I am always delighted to get replies (particularly yours) -- tangential or otherwise. :D As usual, you raise a very thoughtful point, which I'll proceed to split into three 'cause I think we're talking about three distinguishable phenomena, here.

1. "Bright ideas." My scrapped screenplay idea highlighted an unrecognized vulnerability, a target very difficult to "harden," and I wasn't willing to hand those already predisposed to be criminals a useful new way to hurt society. Not, of course, what you're talking about here.

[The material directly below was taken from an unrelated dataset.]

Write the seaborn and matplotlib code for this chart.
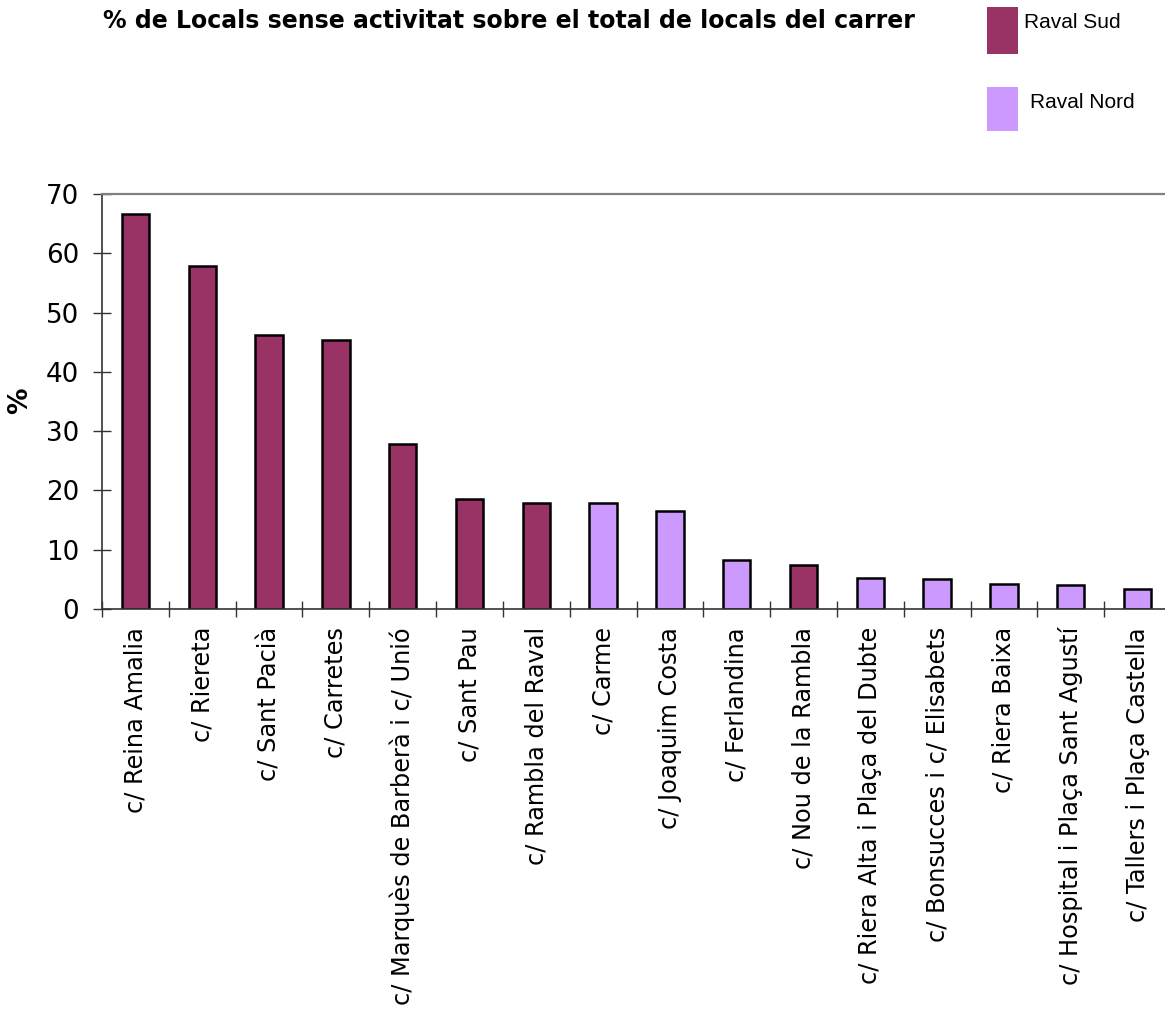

2. "Art made me crazy!" Here we're in complete agreement -- no sane person ever flipped out because they saw a specific movie and it made them crazy; the folks who flip out have serious problems entirely separate from their entertainment choices. In that sense, the big question this week should be "Whatever happened to society making provision for its crazy people, other than jails?" For that matter, there's evidence for a cathartic effect in some forms of "dark" entertainment, like the highly moral, ( ... )

Reply

"Brian Williams" :) ajrose93 April 22 2007, 10:10:19 UTC
93!

Missed that ref the first time, and the question about the effect of news stories (great question, that).

Briefly, I'm with the shrink I heard discussing the VT shooter's little NBC "care package": the stuff that needed suppressing was the stuff that made him look "cool," with no informational content. The news value in Cho's tape was that it made it pretty clear that (a) He did it, and (b) Because he was crazy as a loon -- both things worth knowing, though not worth 24/7 coverage for a week, IMO. I see no news value whatsoever in letting the poor little dweeb have his glam shots posted everywhere on earth.*

Which is doubtless why so many media jumped right on the Scarrrry Killer photos, natch. :/

93 93/93 -- AJ

* Oh, and the shrink's other point: that every time we emphasize "worst in US history" (i.e. highest death toll), we're inspiring the next little nutbar to outdo it. Yipers!